▶ [What this task involves] Tally the lines of the listing that contain the word "chart", then give the total and nothing else.

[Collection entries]
────────────────────

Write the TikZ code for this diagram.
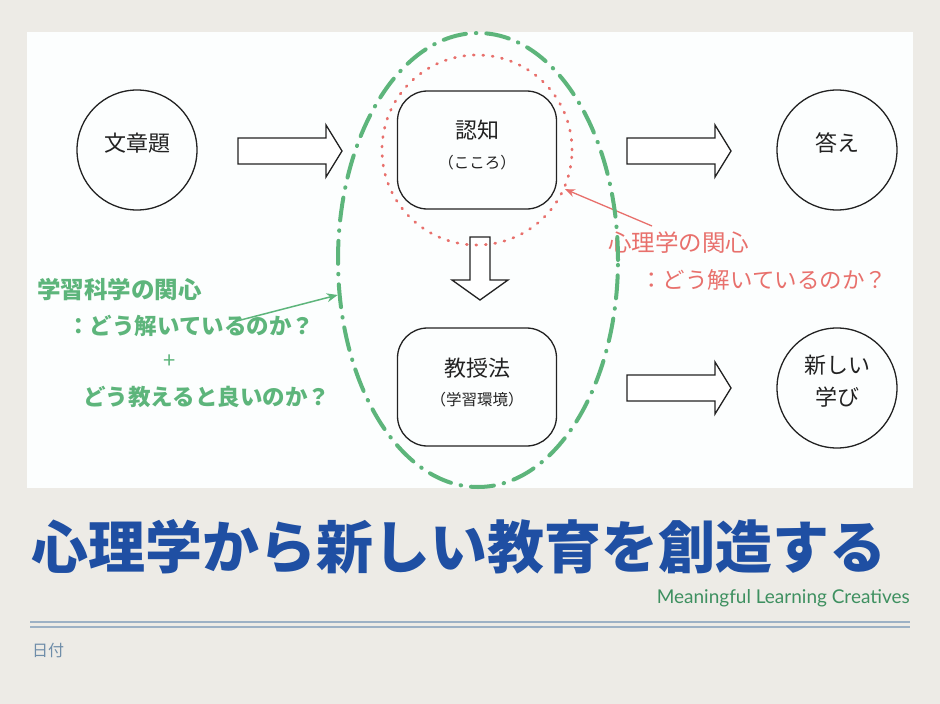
\documentclass[tikz,border=0pt]{standalone}
\usepackage{fontspec}
\newfontfamily\jp{Noto Sans CJK JP}
\newfontfamily\brandfont{Lato}
\usetikzlibrary{arrows.meta,shapes.geometric}

\definecolor{paper}{HTML}{EDEBE6}
\definecolor{panel}{HTML}{FCFEFE}
\definecolor{ink}{HTML}{222222}
\definecolor{lsgreen}{HTML}{5DB57B}
\definecolor{psyred}{HTML}{E8706C}
\definecolor{titleblue}{HTML}{1F4FA3}
\definecolor{brandgreen}{HTML}{3E9060}
\definecolor{rulecol}{HTML}{9DB1C5}
\definecolor{datecol}{HTML}{6F8DA9}

\begin{document}
\begin{tikzpicture}[x=1pt, y=-1pt, >=Stealth,
  state/.style={draw=ink, line width=1.3pt, circle, minimum size=120pt, inner sep=0pt},
  procbox/.style={draw=ink, line width=1.3pt, rounded corners=30pt, minimum width=159pt, minimum height=118pt, inner sep=0pt},
  big/.style={font=\jp\fontsize{22}{32}\selectfont, text=ink, align=center, inner sep=0pt},
  small/.style={font=\jp\fontsize{15.5}{16}\selectfont, text=ink, inner sep=0pt},
  blockarr/.style={draw=ink, line width=1.3pt, fill=white, line join=miter},
  lsnote/.style={text=lsgreen, font=\jp\bfseries\fontsize{22.5}{22}\selectfont, inner sep=0pt, anchor=west},
  psynote/.style={text=psyred, font=\jp\fontsize{22.5}{22}\selectfont, inner sep=0pt, anchor=west},
  rarrow/.pic={\draw[blockarr] (0,-13) -- (88,-13) -- (88,-26) -- (104,0) -- (88,26) -- (88,13) -- (0,13) -- cycle;},
  darrow/.pic={\draw[blockarr] (-10,0) -- (-10,43) -- (-28,43) -- (0,63) -- (28,43) -- (10,43) -- (10,0) -- cycle;}]
  \useasboundingbox (0,0) rectangle (940,704);

  % Slide background
  \fill[paper] (0,0) rectangle (940,704);
  \fill[panel] (27,32) rectangle (913,488);

  % Flow: problem -> cognition -> answer
  \node[state] (problem) at (137,150) {};
  \node[big] (problemtxt) at ([yshift=7pt]problem.center) {文章題};
  \node[procbox] (cog) at (477,150) {};
  \node[big] (cogtxt) at ([yshift=20pt]cog.center) {認知};
  \node[small] (cogsub) at ([yshift=-13pt]cog.center) {（こころ）};
  \node[state] (answer) at (837,150) {};
  \node[big] (answertxt) at ([yshift=7pt]answer.center) {答え};

  % Flow: teaching -> new learning
  \node[procbox] (teach) at (477,387) {};
  \node[big] (teachtxt) at ([yshift=19pt]teach.center) {教授法};
  \node[small] (teachsub) at ([yshift=-13pt]teach.center) {（学習環境）};
  \node[state] (learn) at (837,388) {};
  \node[big] (learntxt) at ([yshift=7pt]learn.center) {新しい\\学び};

  % Block arrows
  \pic at (238,151) {rarrow};
  \pic at (627,151) {rarrow};
  \pic at (627,388) {rarrow};
  \pic at (480,237) {darrow};

  % Interest of psychology
  \node[draw=psyred, circle, minimum size=190pt, line width=2.7pt, dash pattern=on 1pt off 8.5pt, line cap=round] (mind) at (477,150) {};
  \node[psynote, font=\jp\fontsize{23.5}{22}\selectfont] (psya) at (608,243) {心理学の関心};
  \node[psynote] (psyb) at (640,280) {：どう解いているのか？};
  \coordinate (psytail) at (652,226);
  \draw[->, psyred, line width=1.3pt, >={Stealth[length=10pt,width=8pt]}] (psytail) -- (mind.-24);

  % Interest of learning sciences
  \node[draw=lsgreen, ellipse, minimum width=280pt, minimum height=454pt, line width=4pt, dash pattern=on 23pt off 10pt on 0.5pt off 10pt, line cap=round] (field) at (478,260) {};
  \node[lsnote, font=\jp\bfseries\fontsize{23.5}{22}\selectfont] (lsa) at (37,290) {学習科学の関心};
  \node[lsnote] (lsb) at (67,326) {：どう解いているのか？};
  \node[lsnote, anchor=center, font=\jp\fontsize{22}{22}\selectfont] (lsplus) at (170,362) {+};
  \node[lsnote] (lsc) at (83,397) {どう教えると良いのか？};
  \coordinate (lstail) at (233,322);
  \draw[->, lsgreen, line width=1.5pt, >={Stealth[length=11pt,width=9pt]}] (lstail) -- (field.194);

  % Title and footer
  \node[font=\jp\bfseries\fontsize{57}{57}\selectfont, text=titleblue, inner sep=0pt] (title) at (459,547) {心理学から新しい教育を創造する};
  \node[font=\brandfont\fontsize{19}{19}\selectfont, text=brandgreen, anchor=east, inner sep=0pt] (brand) at (910,598) {Meaningful Learning Creatives};
  \draw[rulecol, line width=1.5pt] (30,622) -- (910,622);
  \draw[rulecol, line width=1.5pt] (30,627) -- (910,627);
  \node[font=\jp\fontsize{16}{16}\selectfont, text=datecol, anchor=west, inner sep=0pt] (date) at (32,650) {日付};
\end{tikzpicture}
\end{document}
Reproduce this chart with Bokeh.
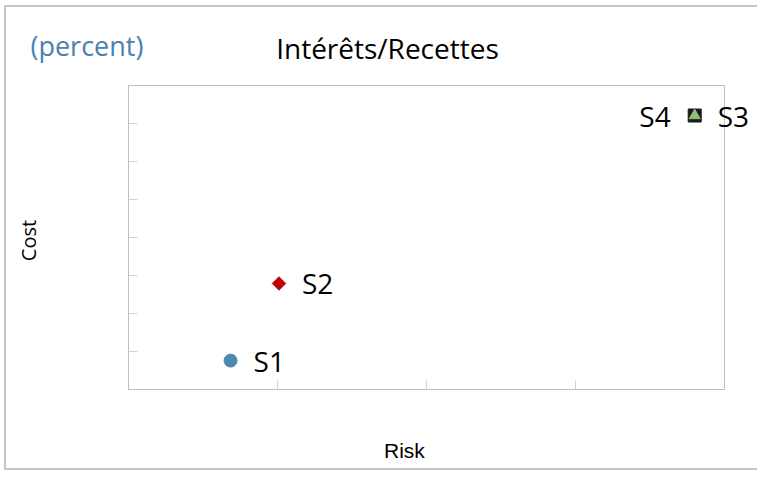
import math
from bokeh.plotting import figure
from bokeh.models import Range1d, Label, FixedTicker
from bokeh.embed import file_html
from bokeh.resources import INLINE

# ---- data ----
names = ["S1", "S2", "S3", "S4"]
risk = [0.685, 1.01, 3.80, 3.80]
cost = [0.76, 2.79, 7.21, 7.21]
label_side = ["right", "right", "right", "left"]
x_ticks = [1, 2, 3]
y_ticks = [1, 2, 3, 4, 5, 6, 7]
title_text = "Intérêts/Recettes"
unit_text = "(percent)"
x_label = "Risk"
y_label = "Cost"

FONT = "Open Sans"
GRAY = "#bfbfbf"
BORDER = "2px solid #c6c6c6"
X_MAX = 4

p = figure(width=753, height=465, output_backend="svg", toolbar_location=None,
           x_range=Range1d(0, X_MAX), y_range=Range1d(0, 8),
           min_border_left=122, min_border_right=35,
           min_border_top=78, min_border_bottom=83)
p.styles = {"border-left": BORDER, "border-top": BORDER, "border-bottom": BORDER,
            "margin-left": "4px", "margin-top": "5px"}
p.grid.visible = False
p.outline_line_color = GRAY
p.outline_line_width = 1
p.background_fill_color = "white"
p.border_fill_color = "white"

for ax in (p.xaxis[0], p.yaxis[0]):
    ax.axis_line_color = GRAY
    ax.major_tick_line_color = "#cfcfcf"
    ax.major_tick_in = 9
    ax.major_tick_out = 0
    ax.minor_tick_line_color = None
    ax.major_label_text_font_size = "0px"
    ax.major_label_text_alpha = 0
p.xaxis[0].ticker = FixedTicker(ticks=x_ticks)
p.yaxis[0].ticker = FixedTicker(ticks=y_ticks)

# markers
p.scatter([risk[0]], [cost[0]], marker="circle", size=13, fill_color="#4d8ab3", line_color="#4d8ab3")
p.scatter([risk[1]], [cost[1]], marker="square", size=9.5, angle=math.pi / 4,
          fill_color="#c00000", line_color="#c00000")
p.scatter([risk[3]], [cost[3]], marker="square", size=13, fill_color="#1a1a1a", line_color="#1a1a1a")
p.scatter([risk[2]], [cost[2]], marker="triangle", size=11, fill_color="#8fbf72", line_color="#8fbf72")

# point labels; a label that runs past the frame edge goes into a side panel so it is not clipped
for xv, yv, t, side in zip(risk, cost, names, label_side):
    lab = Label(x=xv, y=yv, text=t,
                x_offset=23 if side == "right" else -24,
                text_align="left" if side == "right" else "right",
                text_baseline="middle", text_font=FONT, text_font_size="28px",
                text_color="black")
    if side == "right" and xv > X_MAX - 0.5:
        p.add_layout(lab, "left")
    else:
        p.add_layout(lab)

# titles / axis labels
p.add_layout(Label(x=1.738, y=9.0, text=title_text, text_align="center", text_baseline="middle",
                   text_font=FONT, text_font_size="28px", text_color="black"), "above")
p.add_layout(Label(x=-0.658, y=9.05, text=unit_text, text_align="left", text_baseline="middle",
                   text_font=FONT, text_font_size="27px", text_color="#4a80b2"), "above")
p.add_layout(Label(x=-0.671, y=3.92, text=y_label, angle=math.pi / 2, text_align="center",
                   text_baseline="middle", text_font=FONT, text_font_size="20px",
                   text_color="black"), "left")
p.add_layout(Label(x=1.852, y=-1.605, text=x_label, text_align="center", text_baseline="middle",
                   text_font="Liberation Sans", text_font_size="21px",
                   text_color="black"), "below")

open("out.html", "w").write(file_html(p, INLINE))
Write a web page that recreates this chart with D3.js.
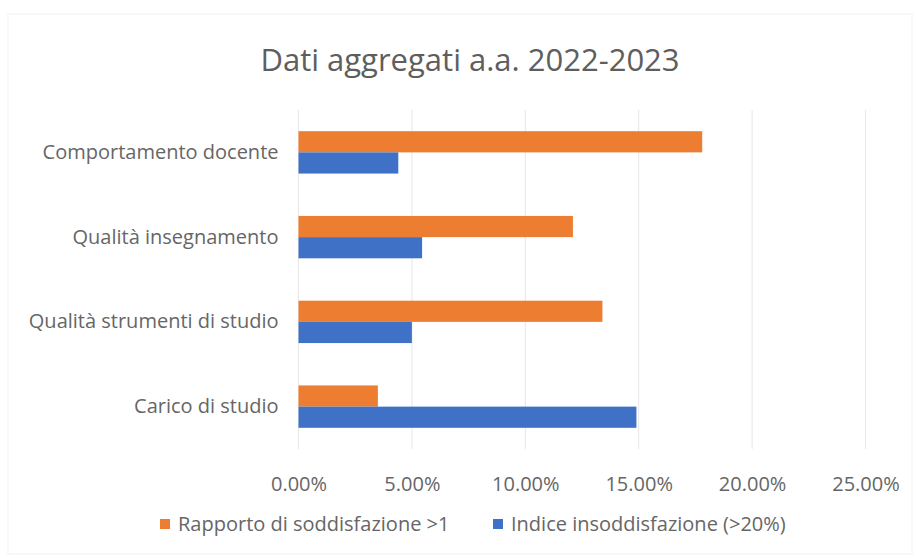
<!DOCTYPE html>
<html>
<head>
<meta charset="utf-8">
<script src="https://cdn.jsdelivr.net/npm/d3@7"></script>
<style>
  body { margin: 0; background: #fff; }
  text { font-family: "Open Sans", sans-serif; fill: #666666; }
</style>
</head>
<body>
<svg id="chart" width="916" height="558"></svg>
<script>
// Data
const categories = ["Comportamento docente", "Qualità insegnamento", "Qualità strumenti di studio", "Carico di studio"];
const seriesNames = ["Rapporto di soddisfazione >1", "Indice insoddisfazione (>20%)"];
const rapporto = [17.8, 12.1, 13.4, 3.5];
const indice = [4.4, 5.45, 5.0, 14.9];
const xTicks = [0, 5, 10, 15, 20, 25];
const colors = ["#ED7D31", "#3F72C6"];

const width = 916, height = 558;
const margin = { top: 110, right: 50, bottom: 109, left: 298.5 };

const svg = d3.select("#chart");

// faint chart frame
svg.append("rect")
  .attr("x", 8).attr("y", 14)
  .attr("width", 904).attr("height", 540)
  .attr("fill", "none")
  .attr("stroke", "#f2f2f2");

// title
svg.append("text")
  .attr("x", 470)
  .attr("y", 71)
  .attr("text-anchor", "middle")
  .style("font-size", "31px")
  .style("fill", "#5e5e5e")
  .text("Dati aggregati a.a. 2022-2023");

const x = d3.scaleLinear()
  .domain([0, 25])
  .range([margin.left, margin.left + 25 * 22.68]);

const y = d3.scaleBand()
  .domain(categories)
  .range([margin.top, height - margin.bottom])
  .paddingInner(0.5)
  .paddingOuter(0.25);

const ySub = d3.scaleBand()
  .domain([0, 1])
  .range([0, y.bandwidth()]);

// gridlines
svg.append("g")
  .selectAll("line")
  .data(xTicks)
  .join("line")
  .attr("x1", (d) => x(d))
  .attr("x2", (d) => x(d))
  .attr("y1", margin.top)
  .attr("y2", height - margin.bottom)
  .attr("stroke", "#e6e6e6")
  .attr("stroke-width", 1);

// bars
const rows = categories.map((c, i) => ({ cat: c, values: [rapporto[i], indice[i]] }));

const groups = svg.append("g")
  .selectAll("g")
  .data(rows)
  .join("g")
  .attr("transform", (d) => `translate(0, ${y(d.cat)})`);

groups.selectAll("rect")
  .data((d) => d.values.map((v, k) => ({ v, k })))
  .join("rect")
  .attr("x", x(0))
  .attr("y", (d) => ySub(d.k))
  .attr("height", ySub.bandwidth())
  .attr("width", (d) => x(d.v) - x(0))
  .attr("fill", (d) => colors[d.k]);

// y axis labels
const yAxis = svg.append("g")
  .attr("transform", `translate(${margin.left - 20}, 0)`)
  .call(d3.axisLeft(y).tickSize(0).tickPadding(0));
yAxis.select(".domain").remove();
yAxis.selectAll("text")
  .style("font-size", "20px")
  .style("font-family", "Open Sans, sans-serif")
  .style("fill", "#666666");

// x axis labels
const xAxis = svg.append("g")
  .attr("transform", `translate(0, ${height - margin.bottom + 28})`)
  .call(d3.axisBottom(x).tickValues(xTicks).tickSize(0).tickPadding(0)
    .tickFormat((d) => d.toFixed(2) + "%"));
xAxis.select(".domain").remove();
xAxis.selectAll("text")
  .style("font-size", "20px")
  .style("font-family", "Open Sans, sans-serif")
  .style("fill", "#666666");

// legend
const legendX = [160, 493];
const legend = svg.append("g")
  .selectAll("g")
  .data(seriesNames)
  .join("g")
  .attr("transform", (d, i) => `translate(${legendX[i]}, 524)`);

legend.append("rect")
  .attr("x", 0)
  .attr("y", -5)
  .attr("width", 10)
  .attr("height", 10)
  .attr("fill", (d, i) => colors[i]);

legend.append("text")
  .attr("x", 18)
  .attr("y", 0)
  .attr("dy", "0.35em")
  .style("font-size", "20px")
  .text((d) => d);
</script>
</body>
</html>
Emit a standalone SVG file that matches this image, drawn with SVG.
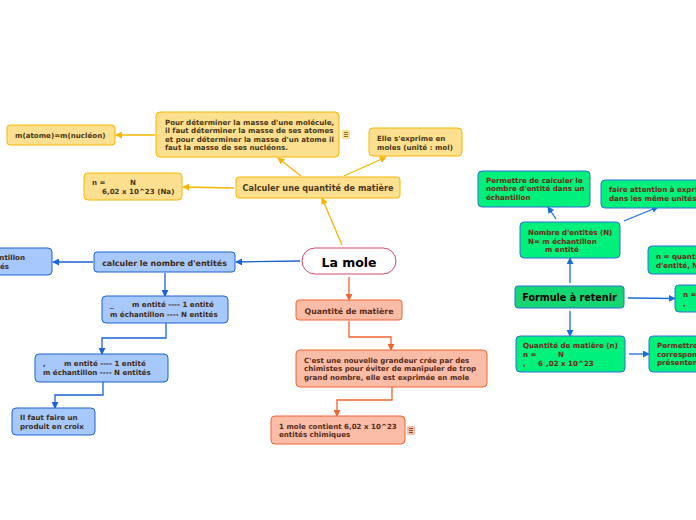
<svg xmlns="http://www.w3.org/2000/svg" width="696" height="520" viewBox="0 0 696 520">
<defs>
<style>
text{font-family:"DejaVu Sans","Verdana",sans-serif;font-weight:bold;font-size:7.1px}
.y{fill:#fde08f;stroke:#f7b500;stroke-width:1}
.b{fill:#a6c8fa;stroke:#1a62d6;stroke-width:1}
.o{fill:#f9bca6;stroke:#f2632e;stroke-width:1}
.g{fill:#00f07c;stroke:#2d6fd6;stroke-width:1}
.ty{fill:#4a3518}
.tb{fill:#3e2a18}
.to{fill:#5a2a18}
.tg{fill:#6a2a15}
.cy{stroke:#f7b500;stroke-width:1.3;fill:none;marker-end:url(#ay)}
.cb{stroke:#1a62d6;stroke-width:1.3;fill:none;marker-end:url(#ab)}
.co{stroke:#f2632e;stroke-width:1.3;fill:none;marker-end:url(#ao)}
.cg{stroke:#1a6fd6;stroke-width:1.3;fill:none;marker-end:url(#ag)}
</style>
<marker id="ay" viewBox="0 0 8 8" refX="7" refY="4" markerWidth="7" markerHeight="7" markerUnits="userSpaceOnUse" orient="auto"><path d="M0,0L8,4L0,8z" fill="#f7b500"/></marker>
<marker id="ab" viewBox="0 0 8 8" refX="7" refY="4" markerWidth="7" markerHeight="7" markerUnits="userSpaceOnUse" orient="auto"><path d="M0,0L8,4L0,8z" fill="#1a62d6"/></marker>
<marker id="ao" viewBox="0 0 8 8" refX="7" refY="4" markerWidth="7" markerHeight="7" markerUnits="userSpaceOnUse" orient="auto"><path d="M0,0L8,4L0,8z" fill="#f2632e"/></marker>
<marker id="ag" viewBox="0 0 8 8" refX="7" refY="4" markerWidth="7" markerHeight="7" markerUnits="userSpaceOnUse" orient="auto"><path d="M0,0L8,4L0,8z" fill="#1a6fd6"/></marker>
</defs>
<rect width="696" height="520" fill="#ffffff"/>

<g id="connectors">
<line class="cy" x1="342" y1="245" x2="322" y2="198"/>
<line class="cy" x1="301" y1="176" x2="278" y2="158"/>
<line class="cy" x1="344" y1="176" x2="386" y2="157"/>
<line class="cy" x1="234" y1="188" x2="183" y2="187"/>
<line class="cy" x1="155" y1="135" x2="116" y2="135"/>
<line class="cb" x1="300" y1="261" x2="236" y2="262"/>
<line class="cb" x1="93" y1="262" x2="53" y2="262"/>
<line class="cb" x1="165" y1="273" x2="165" y2="296"/>
<path class="cb" d="M166,323V338H102V354"/>
<path class="cb" d="M103,382V395H55V408"/>
<line class="co" x1="349" y1="277" x2="349" y2="300"/>
<path class="co" d="M349,321V337H391V350"/>
<path class="co" d="M392,387V400H337V416"/>
<line class="cg" x1="570" y1="283" x2="570" y2="258"/>
<line class="cg" x1="556" y1="219" x2="548" y2="207"/>
<line class="cg" x1="624" y1="221" x2="658" y2="207"/>
<line class="cg" x1="628" y1="298" x2="675" y2="298.5"/>
<line class="cg" x1="570" y1="311" x2="570" y2="336"/>
<line class="cg" x1="629" y1="354" x2="649" y2="354"/>
</g>

<g id="la-mole">
<rect x="302" y="248" width="94" height="26" rx="13" fill="#ffffff" stroke="#d44a6a" stroke-width="1"/>
<text x="349" y="266.5" text-anchor="middle" style="font-size:12.5px" fill="#000">La mole</text>
</g>

<g id="calculer-quantite">
<rect class="y" x="236" y="177" width="164" height="21" rx="3"/>
<text class="ty" x="318" y="191" text-anchor="middle" style="font-size:8.1px">Calculer une quantité de matière</text>
</g>
<g id="pour-determiner">
<rect class="y" x="156" y="112" width="183" height="45" rx="4"/>
<text class="ty" x="165" y="124.5">Pour déterminer la masse d'une molécule,</text>
<text class="ty" x="165" y="133">il faut déterminer la masse de ses atomes</text>
<text class="ty" x="165" y="141.5">et pour déterminer la masse d'un atome il</text>
<text class="ty" x="165" y="150">faut la masse de ses nucléons.</text>
</g>
<g id="note-icon-1">
<rect x="342" y="130" width="8" height="9" rx="1" fill="#fde08f"/>
<path d="M344,132.5h4M344,134.5h4M344,136.5h4" stroke="#6a5020" stroke-width="0.8"/>
</g>
<g id="elle-exprime">
<rect class="y" x="369" y="128" width="93" height="28" rx="4"/>
<text class="ty" x="377" y="140.5">Elle s'exprime en</text>
<text class="ty" x="377" y="149.5">moles (unité : mol)</text>
</g>
<g id="m-atome">
<rect class="y" x="7" y="125" width="108" height="20" rx="3"/>
<text class="ty" x="15" y="137.5">m(atome)=m(nucléon)</text>
</g>
<g id="n-formule-na">
<rect class="y" x="84" y="173" width="98" height="27" rx="4"/>
<text class="ty" x="92" y="185">n =</text>
<text class="ty" x="130" y="185">N</text>
<text class="ty" x="102" y="194">6,02 x 10^23 (Na)</text>
</g>

<g id="calculer-nombre">
<rect class="b" x="94" y="252" width="141" height="20" rx="3"/>
<text class="tb" x="164.5" y="265.5" text-anchor="middle" style="font-size:7.9px">calculer le nombre d'entités</text>
</g>
<g id="n-echantillon">
<rect class="b" x="-10" y="248" width="62" height="27" rx="4"/>
<text class="tb" x="25" y="260" text-anchor="end">N = m échantillon</text>
<text class="tb" x="9" y="269" text-anchor="end">m entités</text>
</g>
<g id="proportion-1">
<rect class="b" x="102" y="296" width="126" height="27" rx="4"/>
<text class="tb" x="110" y="307">_</text>
<text class="tb" x="132" y="307">m entité ---- 1 entité</text>
<text class="tb" x="110" y="316.5">m échantillon ---- N entités</text>
</g>
<g id="proportion-2">
<rect class="b" x="35" y="354" width="133" height="28" rx="4"/>
<text class="tb" x="43" y="366">,</text>
<text class="tb" x="64" y="366">m entité ---- 1 entité</text>
<text class="tb" x="43" y="375">m échantillon ---- N entités</text>
</g>
<g id="produit-croix">
<rect class="b" x="12" y="408" width="83" height="27" rx="4"/>
<text class="tb" x="20" y="419.5">Il faut faire un</text>
<text class="tb" x="20" y="428.5">produit en croix</text>
</g>

<g id="quantite-matiere">
<rect class="o" x="296" y="300" width="106" height="20" rx="3"/>
<text class="to" x="349" y="313.5" text-anchor="middle" style="font-size:7.8px">Quantité de matière</text>
</g>
<g id="nouvelle-grandeur">
<rect class="o" x="296" y="350" width="191" height="37" rx="4"/>
<text class="to" x="304" y="362.5">C'est une nouvelle grandeur crée par des</text>
<text class="to" x="304" y="371">chimistes pour éviter de manipuler de trop</text>
<text class="to" x="304" y="379.5">grand nombre, elle est exprimée en mole</text>
</g>
<g id="une-mole">
<rect class="o" x="271" y="416" width="134" height="28" rx="4"/>
<text class="to" x="279" y="428.5">1 mole contient 6,02 x 10^23</text>
<text class="to" x="279" y="437">entités chimiques</text>
</g>
<g id="note-icon-2">
<rect x="407" y="426" width="8" height="9" rx="1" fill="#f9bca6"/>
<path d="M409,428.5h4M409,430.5h4M409,432.5h4" stroke="#6a3020" stroke-width="0.8"/>
</g>

<g id="formule">
<rect x="515" y="286" width="109" height="22" rx="3" fill="#14d672" stroke="#2d6fd6" stroke-width="1"/>
<text x="569.5" y="301" text-anchor="middle" style="font-size:9.6px" fill="#000">Formule à retenir</text>
</g>
<g id="nombre-entites">
<rect class="g" x="520" y="222" width="100" height="36" rx="4"/>
<text class="tg" x="528" y="234.5">Nombre d'entités (N)</text>
<text class="tg" x="528" y="243.5">N=  m échantillon</text>
<text class="tg" x="545" y="252">m entité</text>
</g>
<g id="permettre-calculer">
<rect class="g" x="478" y="171" width="112" height="36" rx="4"/>
<text class="tg" x="486" y="182.5">Permettre de calculer le</text>
<text class="tg" x="486" y="191">nombre d'entité dans un</text>
<text class="tg" x="486" y="199.5">échantillon</text>
</g>
<g id="faire-attention">
<rect class="g" x="601" y="180" width="100" height="28" rx="4"/>
<text class="tg" x="609" y="191.5">faire attention à exprimer</text>
<text class="tg" x="609" y="200.5">dans les même unités</text>
</g>
<g id="n-quantite">
<rect class="g" x="648" y="246" width="55" height="28" rx="4"/>
<text class="tg" x="656" y="258.5">n = quantité de matière</text>
<text class="tg" x="656" y="267.5">d'entité, N = nombre</text>
</g>
<g id="n-egal">
<rect class="g" x="675" y="285" width="30" height="27" rx="4"/>
<text class="tg" x="683" y="297">n = m</text>
<text class="tg" x="683" y="306">,</text>
</g>
<g id="quantite-n">
<rect class="g" x="516" y="336" width="109" height="36" rx="4"/>
<text class="tg" x="523" y="348">Quantité de matière (n)</text>
<text class="tg" x="523" y="356.5">n =</text>
<text class="tg" x="558" y="356.5">N</text>
<text class="tg" x="523" y="365.5">,</text>
<text class="tg" x="538" y="365.5">6</text>
<text class="tg" x="546" y="365.5">,02 x 10^23</text>
</g>
<g id="permettre-2">
<rect class="g" x="649" y="336" width="55" height="36" rx="4"/>
<text class="tg" x="657" y="348">Permettre de</text>
<text class="tg" x="657" y="356.5">correspondant</text>
<text class="tg" x="657" y="365">présentent</text>
</g>
</svg>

────────────────────

▶ [The answer] 5